Function	Description
`fdata_to_basis_1d(data, argvals, n_basis, basis_type)`	Project curves onto a basis
`basis_to_fdata_1d(coeffs, argvals, n_basis, basis_type)`	Reconstruct curves from coefficients
`bspline_basis(argvals, nknots, order)`	Evaluate raw B-spline basis matrix
`fourier_basis(argvals, n_basis)`	Evaluate raw Fourier basis matrix
`pspline_fit_1d(data, argvals, n_basis, lambda_, order)`	P-spline fit with fixed \(\lambda\)
`pspline_fit_gcv(data, argvals, n_basis, order)`	P-spline fit with GCV-selected \(\lambda\)

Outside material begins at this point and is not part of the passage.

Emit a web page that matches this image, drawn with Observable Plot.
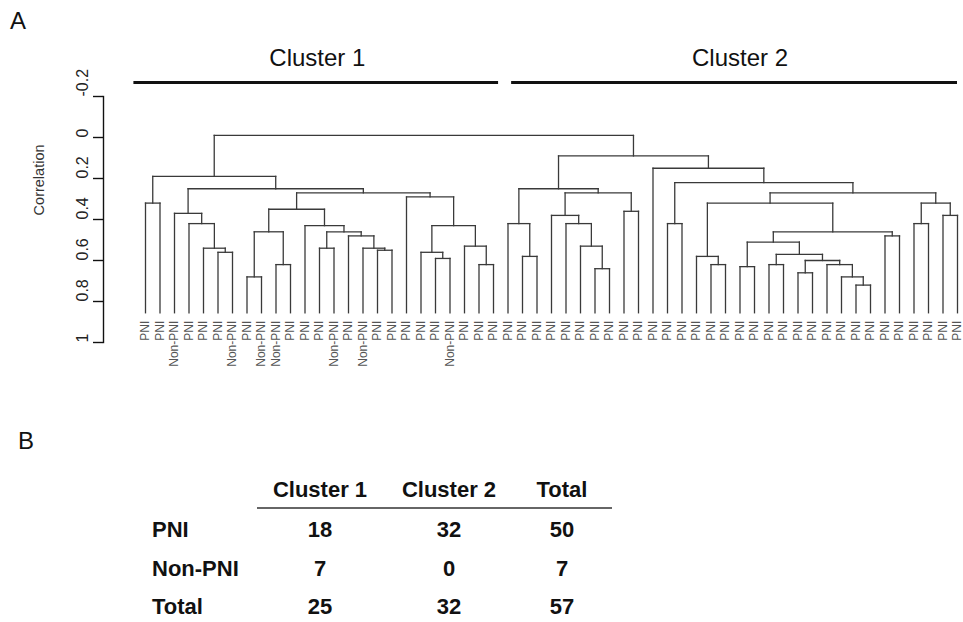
<!DOCTYPE html>
<html><head><meta charset="utf-8">
<script src="https://cdn.jsdelivr.net/npm/d3@7"></script>
<script src="https://cdn.jsdelivr.net/npm/@observablehq/plot@0.6"></script>
<style>
body{margin:0;background:#fff;}
#fig{position:relative;width:963px;height:622px;font-family:"Liberation Sans",Arial,sans-serif;overflow:hidden;background:#fff}
.abs{position:absolute;white-space:nowrap;line-height:1}
</style></head><body><div id="fig"></div>
<script>
// ---------- data ----------
const leafLabels = [
  "PNI","PNI","Non-PNI","PNI","PNI","PNI","Non-PNI","PNI","Non-PNI","Non-PNI",
  "PNI","PNI","PNI","Non-PNI","PNI","Non-PNI","PNI","PNI","PNI","PNI",
  "PNI","Non-PNI","PNI","PNI","PNI",
  "PNI","PNI","PNI","PNI","PNI","PNI","PNI","PNI","PNI","PNI",
  "PNI","PNI","PNI","PNI","PNI","PNI","PNI","PNI","PNI","PNI",
  "PNI","PNI","PNI","PNI","PNI","PNI","PNI","PNI","PNI","PNI",
  "PNI","PNI"
];
// merges: a/b are leaf indices (numbers) or earlier merge ids; h = correlation height
const merges = [
  {id:"n1", a:5, b:6, h:0.56},
  {id:"n2", a:4, b:"n1", h:0.54},
  {id:"n3", a:3, b:"n2", h:0.42},
  {id:"n4", a:2, b:"n3", h:0.37},
  {id:"n5", a:0, b:1, h:0.32},
  {id:"n6", a:7, b:8, h:0.68},
  {id:"n7", a:9, b:10, h:0.62},
  {id:"n8", a:"n6", b:"n7", h:0.46},
  {id:"n9", a:12, b:13, h:0.54},
  {id:"n10", a:16, b:17, h:0.55},
  {id:"n11", a:15, b:"n10", h:0.54},
  {id:"n12", a:14, b:"n11", h:0.48},
  {id:"n13", a:"n9", b:"n12", h:0.46},
  {id:"n14", a:11, b:"n13", h:0.43},
  {id:"n15", a:"n8", b:"n14", h:0.35},
  {id:"n16", a:20, b:21, h:0.59},
  {id:"n17", a:19, b:"n16", h:0.56},
  {id:"n18", a:23, b:24, h:0.62},
  {id:"n19", a:22, b:"n18", h:0.53},
  {id:"n20", a:"n17", b:"n19", h:0.43},
  {id:"n21", a:18, b:"n20", h:0.29},
  {id:"n22", a:"n15", b:"n21", h:0.27},
  {id:"n23", a:"n4", b:"n22", h:0.25},
  {id:"n24", a:"n5", b:"n23", h:0.19},
  {id:"m1", a:26, b:27, h:0.58},
  {id:"m2", a:25, b:"m1", h:0.42},
  {id:"m3", a:31, b:32, h:0.64},
  {id:"m4", a:30, b:"m3", h:0.53},
  {id:"m5", a:29, b:"m4", h:0.42},
  {id:"m6", a:28, b:"m5", h:0.38},
  {id:"m7", a:33, b:34, h:0.36},
  {id:"m8", a:"m6", b:"m7", h:0.27},
  {id:"m9", a:"m2", b:"m8", h:0.25},
  {id:"m10", a:36, b:37, h:0.42},
  {id:"m11", a:39, b:40, h:0.62},
  {id:"m12", a:38, b:"m11", h:0.58},
  {id:"m13", a:41, b:42, h:0.63},
  {id:"m14", a:43, b:44, h:0.62},
  {id:"m15", a:45, b:46, h:0.66},
  {id:"m16", a:49, b:50, h:0.72},
  {id:"m17", a:48, b:"m16", h:0.68},
  {id:"m18", a:47, b:"m17", h:0.62},
  {id:"m19", a:"m15", b:"m18", h:0.60},
  {id:"m20", a:"m14", b:"m19", h:0.57},
  {id:"m21", a:"m13", b:"m20", h:0.51},
  {id:"m22", a:51, b:52, h:0.48},
  {id:"m23", a:"m21", b:"m22", h:0.46},
  {id:"m24", a:"m12", b:"m23", h:0.32},
  {id:"m25", a:53, b:54, h:0.42},
  {id:"m26", a:55, b:56, h:0.38},
  {id:"m27", a:"m25", b:"m26", h:0.32},
  {id:"m28", a:"m24", b:"m27", h:0.27},
  {id:"m29", a:"m10", b:"m28", h:0.22},
  {id:"m30", a:35, b:"m29", h:0.15},
  {id:"m31", a:"m9", b:"m30", h:0.09},
  {id:"root", a:"n24", b:"m31", h:-0.01}
];
const leafHeight = 0.855;
const clusterNames = ["Cluster 1", "Cluster 2"];
const clusterSpanStart = [-0.8, 25.25];
const clusterSpanEnd = [24.35, 56];
const clusterLabelAt = [11.85, 41.0];
const yTicks = [-0.2, 0, 0.2, 0.4, 0.6, 0.8, 1];
const tableColumns = ["Cluster 1", "Cluster 2", "Total"];
const tableRows = ["PNI", "Non-PNI", "Total"];
const tableValues = [[18, 32, 50], [7, 0, 7], [25, 32, 57]];

// ---------- build dendrogram segments ----------
const pos = new Map();
const ref = r => typeof r === "number" ? {x: r, h: leafHeight} : pos.get(r);
const segs = [];
for (const m of merges) {
  const a = ref(m.a), b = ref(m.b);
  pos.set(m.id, {x: (a.x + b.x) / 2, h: m.h});
  segs.push({x1: a.x, x2: b.x, y1: m.h, y2: m.h});
  segs.push({x1: a.x, x2: a.x, y1: m.h, y2: a.h});
  segs.push({x1: b.x, x2: b.x, y1: m.h, y2: b.h});
}
const leaves = leafLabels.map((label, i) => ({i, label}));
const clusters = clusterNames.map((name, k) => ({name, x1: clusterSpanStart[k], x2: clusterSpanEnd[k], mid: clusterLabelAt[k]}));

const chart = Plot.plot({
  width: 963, height: 400,
  marginTop: 96, marginBottom: 58, marginLeft: 103, marginRight: 6,
  style: {fontFamily: "'Liberation Sans', Arial, sans-serif", background: "transparent", overflow: "visible"},
  x: {domain: [0, 56], range: [145, 957], axis: null},
  y: {domain: [-0.2, 1], range: [96, 342], axis: null},
  marks: [
    Plot.frame({anchor: "left", stroke: "#111", strokeWidth: 1.4}),
    Plot.axisY(yTicks, {anchor: "left", tickSize: 10, tickFormat: () => "", stroke: "#111", strokeWidth: 1.4, label: null}),
    Plot.text(yTicks, {y: d => d, text: d => String(d), frameAnchor: "left", dx: -21, rotate: -90, fontSize: 16, fill: "#222"}),
    Plot.text(["Correlation"], {y: () => 0.38, frameAnchor: "left", dx: -64, rotate: -90, fontSize: 14.5, fill: "#333"}),
    Plot.link(segs, {x1: "x1", y1: "y1", x2: "x2", y2: "y2", stroke: "#3a3a3a", strokeWidth: 1.3, strokeLinecap: "square"}),
    Plot.text(leaves, {x: "i", y: () => leafHeight, text: "label", rotate: -90, textAnchor: "end", lineAnchor: "middle", dy: 8, fontSize: 12, fill: "#555"}),
    Plot.ruleY(clusters, {x1: "x1", x2: "x2", y: () => -0.2, dy: -14, stroke: "#111", strokeWidth: 3}),
    Plot.text(clusters, {x: "mid", y: () => -0.2, dy: -38, text: "name", fontSize: 24, fill: "#111"})
  ]
});
const fig = document.getElementById("fig");
chart.style.position = "absolute"; chart.style.left = "0px"; chart.style.top = "0px";
fig.appendChild(chart);

function put(text, x, y, opts = {}) {
  const d = document.createElement("div");
  d.className = "abs";
  d.textContent = text;
  d.style.left = x + "px"; d.style.top = y + "px";
  d.style.fontSize = (opts.size || 22) + "px";
  d.style.fontWeight = opts.bold ? "bold" : "normal";
  d.style.color = opts.color || "#111";
  d.style.transform = opts.center ? "translate(-50%,-50%)" : "translate(0,-50%)";
  fig.appendChild(d);
}
put("A", 10, 21, {size: 24});
put("B", 18, 441, {size: 24});
const colX = [320, 449, 562];
const headerY = 490;
const rowY = [530, 569, 607];
tableColumns.forEach((c, j) => put(c, colX[j], headerY, {bold: true, center: true}));
tableRows.forEach((r, i) => {
  put(r, 152, rowY[i], {bold: true});
  tableValues[i].forEach((v, j) => put(String(v), colX[j], rowY[i], {bold: true, center: true}));
});
const hr = document.createElement("div");
hr.style.cssText = "position:absolute;left:257px;top:507px;width:355px;height:0;border-top:2px solid #666";
fig.appendChild(hr);
</script></body></html>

`select_basis_auto_1d(data, argvals, ...)`	Automatic basis type + count selection
`basis_nbasis_cv(data, argvals, ...)`	Cross-validated basis count selection
`smooth_basis_gcv(data, argvals, n_basis, ...)`	Basis smoothing with GCV penalty selection

All functions are imported from fdars.basis.